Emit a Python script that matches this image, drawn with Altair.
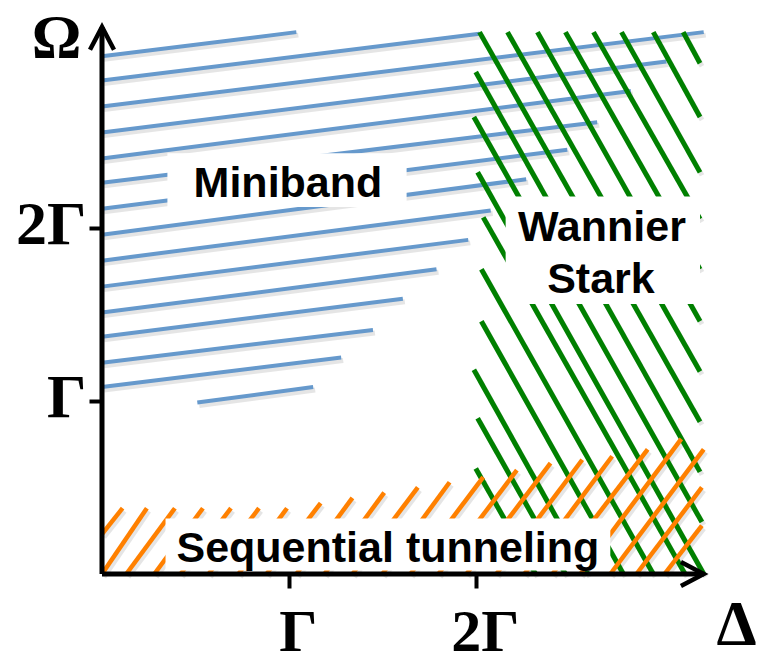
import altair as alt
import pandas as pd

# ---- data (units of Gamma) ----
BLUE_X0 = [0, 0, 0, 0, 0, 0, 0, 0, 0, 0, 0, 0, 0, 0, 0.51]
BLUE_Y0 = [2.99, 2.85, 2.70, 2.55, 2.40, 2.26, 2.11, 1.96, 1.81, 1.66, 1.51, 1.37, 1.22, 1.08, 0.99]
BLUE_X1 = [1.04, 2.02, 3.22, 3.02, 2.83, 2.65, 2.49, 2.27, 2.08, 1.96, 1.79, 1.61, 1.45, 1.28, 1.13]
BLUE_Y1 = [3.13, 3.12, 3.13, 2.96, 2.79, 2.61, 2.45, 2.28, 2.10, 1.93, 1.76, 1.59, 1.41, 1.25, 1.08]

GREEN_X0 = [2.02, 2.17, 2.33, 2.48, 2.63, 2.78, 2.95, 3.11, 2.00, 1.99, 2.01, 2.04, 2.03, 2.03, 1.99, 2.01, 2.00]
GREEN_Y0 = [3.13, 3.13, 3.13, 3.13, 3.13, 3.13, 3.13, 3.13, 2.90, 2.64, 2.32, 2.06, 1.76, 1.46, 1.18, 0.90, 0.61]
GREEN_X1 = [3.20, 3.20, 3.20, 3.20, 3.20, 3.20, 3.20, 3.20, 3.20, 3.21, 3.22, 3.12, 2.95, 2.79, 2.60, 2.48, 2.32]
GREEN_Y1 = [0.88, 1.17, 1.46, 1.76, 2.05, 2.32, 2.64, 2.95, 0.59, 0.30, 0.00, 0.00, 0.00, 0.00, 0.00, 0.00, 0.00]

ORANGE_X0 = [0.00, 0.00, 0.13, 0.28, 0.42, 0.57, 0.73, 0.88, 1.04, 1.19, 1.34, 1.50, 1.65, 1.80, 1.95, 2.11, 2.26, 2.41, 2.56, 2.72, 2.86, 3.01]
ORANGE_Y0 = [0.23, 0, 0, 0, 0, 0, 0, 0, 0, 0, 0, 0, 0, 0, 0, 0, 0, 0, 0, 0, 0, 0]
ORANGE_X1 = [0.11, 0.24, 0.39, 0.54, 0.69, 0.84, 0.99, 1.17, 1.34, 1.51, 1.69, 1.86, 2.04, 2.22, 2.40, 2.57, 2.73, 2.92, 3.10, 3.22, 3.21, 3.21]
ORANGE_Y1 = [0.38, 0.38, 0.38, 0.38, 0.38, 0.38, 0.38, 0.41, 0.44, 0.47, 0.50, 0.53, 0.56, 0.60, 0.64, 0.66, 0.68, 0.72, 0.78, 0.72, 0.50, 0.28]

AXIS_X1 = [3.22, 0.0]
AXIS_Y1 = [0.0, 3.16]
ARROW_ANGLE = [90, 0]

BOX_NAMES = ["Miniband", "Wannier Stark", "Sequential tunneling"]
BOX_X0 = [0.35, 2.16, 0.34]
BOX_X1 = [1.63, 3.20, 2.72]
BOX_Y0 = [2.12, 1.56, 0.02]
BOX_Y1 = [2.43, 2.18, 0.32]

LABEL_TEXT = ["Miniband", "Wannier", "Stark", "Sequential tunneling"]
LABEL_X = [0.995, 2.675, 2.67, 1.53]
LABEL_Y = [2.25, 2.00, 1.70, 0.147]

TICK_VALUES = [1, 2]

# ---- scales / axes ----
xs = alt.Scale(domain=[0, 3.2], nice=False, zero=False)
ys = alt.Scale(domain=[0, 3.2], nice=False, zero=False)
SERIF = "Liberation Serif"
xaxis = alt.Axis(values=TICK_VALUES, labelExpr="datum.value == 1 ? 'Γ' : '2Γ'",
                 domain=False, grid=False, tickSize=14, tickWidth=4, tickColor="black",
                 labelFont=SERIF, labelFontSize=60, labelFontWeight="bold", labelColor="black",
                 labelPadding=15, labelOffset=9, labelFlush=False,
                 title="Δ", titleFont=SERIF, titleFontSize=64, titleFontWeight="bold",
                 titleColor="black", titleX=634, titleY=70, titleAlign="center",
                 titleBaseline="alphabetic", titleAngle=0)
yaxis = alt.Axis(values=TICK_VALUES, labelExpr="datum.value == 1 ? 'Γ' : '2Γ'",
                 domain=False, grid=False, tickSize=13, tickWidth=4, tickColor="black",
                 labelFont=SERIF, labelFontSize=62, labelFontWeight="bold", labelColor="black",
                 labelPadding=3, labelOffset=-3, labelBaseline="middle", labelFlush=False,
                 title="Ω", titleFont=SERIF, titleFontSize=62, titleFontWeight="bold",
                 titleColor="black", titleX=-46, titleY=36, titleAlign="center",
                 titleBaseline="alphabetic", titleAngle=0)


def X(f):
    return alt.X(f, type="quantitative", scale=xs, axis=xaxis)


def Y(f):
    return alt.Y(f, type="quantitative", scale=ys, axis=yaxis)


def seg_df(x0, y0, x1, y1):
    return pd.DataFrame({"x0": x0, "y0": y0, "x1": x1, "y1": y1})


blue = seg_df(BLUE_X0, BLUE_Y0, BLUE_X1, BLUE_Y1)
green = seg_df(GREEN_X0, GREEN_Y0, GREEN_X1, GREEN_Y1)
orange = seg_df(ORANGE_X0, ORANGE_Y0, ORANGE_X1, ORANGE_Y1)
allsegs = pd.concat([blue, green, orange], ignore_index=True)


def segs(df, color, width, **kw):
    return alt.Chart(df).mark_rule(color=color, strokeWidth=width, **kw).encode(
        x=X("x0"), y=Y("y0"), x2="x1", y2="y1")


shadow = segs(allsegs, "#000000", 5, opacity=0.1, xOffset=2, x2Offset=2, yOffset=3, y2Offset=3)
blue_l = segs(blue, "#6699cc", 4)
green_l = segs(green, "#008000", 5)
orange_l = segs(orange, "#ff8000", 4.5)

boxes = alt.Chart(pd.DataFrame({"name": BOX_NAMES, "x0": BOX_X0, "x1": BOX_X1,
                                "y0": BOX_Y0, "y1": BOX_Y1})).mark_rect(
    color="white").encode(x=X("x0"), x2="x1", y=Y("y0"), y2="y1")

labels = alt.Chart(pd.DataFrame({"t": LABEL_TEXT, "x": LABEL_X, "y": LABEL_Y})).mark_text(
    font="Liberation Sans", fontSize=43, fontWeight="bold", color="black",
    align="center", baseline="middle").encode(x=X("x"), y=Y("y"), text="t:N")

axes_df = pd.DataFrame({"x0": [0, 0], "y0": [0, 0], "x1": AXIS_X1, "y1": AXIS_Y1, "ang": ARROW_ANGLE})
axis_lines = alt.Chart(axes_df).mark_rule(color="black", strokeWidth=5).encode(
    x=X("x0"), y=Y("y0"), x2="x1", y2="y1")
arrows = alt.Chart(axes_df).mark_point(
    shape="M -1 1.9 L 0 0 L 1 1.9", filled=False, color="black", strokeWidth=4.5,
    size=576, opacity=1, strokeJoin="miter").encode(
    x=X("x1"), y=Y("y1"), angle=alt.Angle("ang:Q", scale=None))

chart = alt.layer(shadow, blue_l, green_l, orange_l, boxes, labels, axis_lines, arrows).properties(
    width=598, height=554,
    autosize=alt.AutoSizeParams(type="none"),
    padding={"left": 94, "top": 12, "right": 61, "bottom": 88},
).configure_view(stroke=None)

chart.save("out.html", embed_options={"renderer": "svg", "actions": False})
———
- _WHAT TO DO_: Only the lines from the top of the data through the line with "1.41, 1.25, 1.08]" should be quoted, exactly and with both ends kept; skip the pictures.

- _RESULT OF THIS TASK_:
Emit a Python script that matches this image, drawn with Altair.
import altair as alt
import pandas as pd

# ---- data (units of Gamma) ----
BLUE_X0 = [0, 0, 0, 0, 0, 0, 0, 0, 0, 0, 0, 0, 0, 0, 0.51]
BLUE_Y0 = [2.99, 2.85, 2.70, 2.55, 2.40, 2.26, 2.11, 1.96, 1.81, 1.66, 1.51, 1.37, 1.22, 1.08, 0.99]
BLUE_X1 = [1.04, 2.02, 3.22, 3.02, 2.83, 2.65, 2.49, 2.27, 2.08, 1.96, 1.79, 1.61, 1.45, 1.28, 1.13]
BLUE_Y1 = [3.13, 3.12, 3.13, 2.96, 2.79, 2.61, 2.45, 2.28, 2.10, 1.93, 1.76, 1.59, 1.41, 1.25, 1.08]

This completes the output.